永井路子さん--歴史小説に新風を吹き込む
1月27日に97歳で亡くなった永井路子さん。現地に足を運び、系図や年表までを自ら作成する徹底的な取材、歴史学の最前線の成果を取り入れた独自の史観とに裏付けられた明快な作風で、歴史小説に新風を吹き込んだ。
◆天璋院篤姫
旧薩摩藩主・島津家の分家、今和泉島津家に生まれ、徳川幕府十三代将軍・家定の妻となった天璋院篤姫(1835~83)。篤姫は2008年NHK大河ドラマで宮崎あおい主演の主人公となり、一躍脚光を浴びた。 江戸城無血開城に大きな役割を果たしたとも評価されている篤姫について、『歴史をさわがせた女たち』(1978年・文藝春秋刊)で、その人物像と、歴史上で果たした役割について、永井さん流の鋭い切り口で描写している。
>>>天璋院篤姫-『歴史をさわがせた女たち』 p162~p168
秀吉、家康時代はともかく、徳川歴代将軍の夫人たちの中には、トップレディーとして語るにたる風格をもつ女性はほとんどいない。
もともと将軍のほとんどが、床の間の飾りもので、ろくなのはいなかったし、その正夫人といえば、さらに輪をかけた飾りものにすぎないし、側室はまた、そうした無能な将軍が、ほんの出来心で手なぐさみにした連中が多いから、そこにスーパーレディーを求めることじたいがむりなのだ。将軍夫人というものを「あとつぎ製作所」としか見ていなかったあの時代にも責任はあろう。

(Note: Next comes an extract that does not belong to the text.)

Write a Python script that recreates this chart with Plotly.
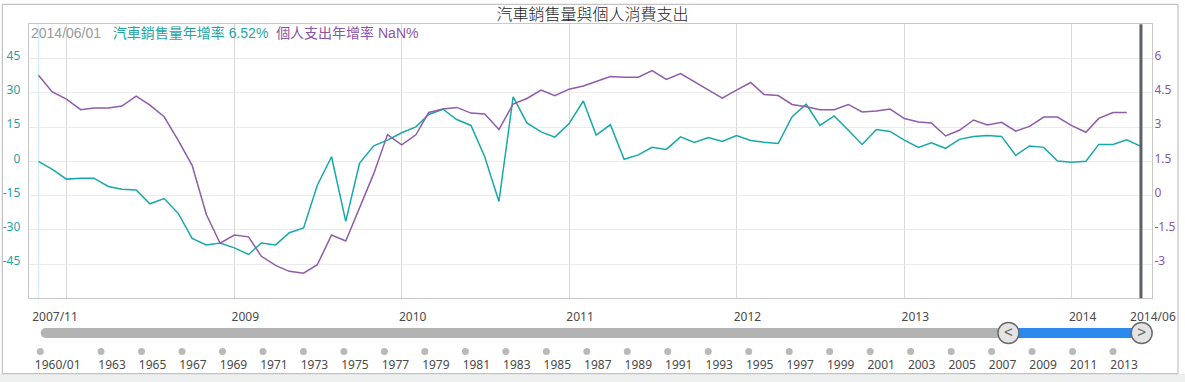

が、その中で、なかなか個性的なのは十三代将軍家定夫人の天璋院(篤姫)である。トップレディーの中では最も不運な一人だが、その不運さがみごとなのだ。
(中略)
彼女の政略結婚は、結果的にみれば、ひどく不幸なものだった。が、彼女はその中でただ運命に押し流されていたのではなかった。彼女にとって最も不幸なとき、天球院は彼女の能力を最大限に発揮して、女としてのみごとさを見せてくれた。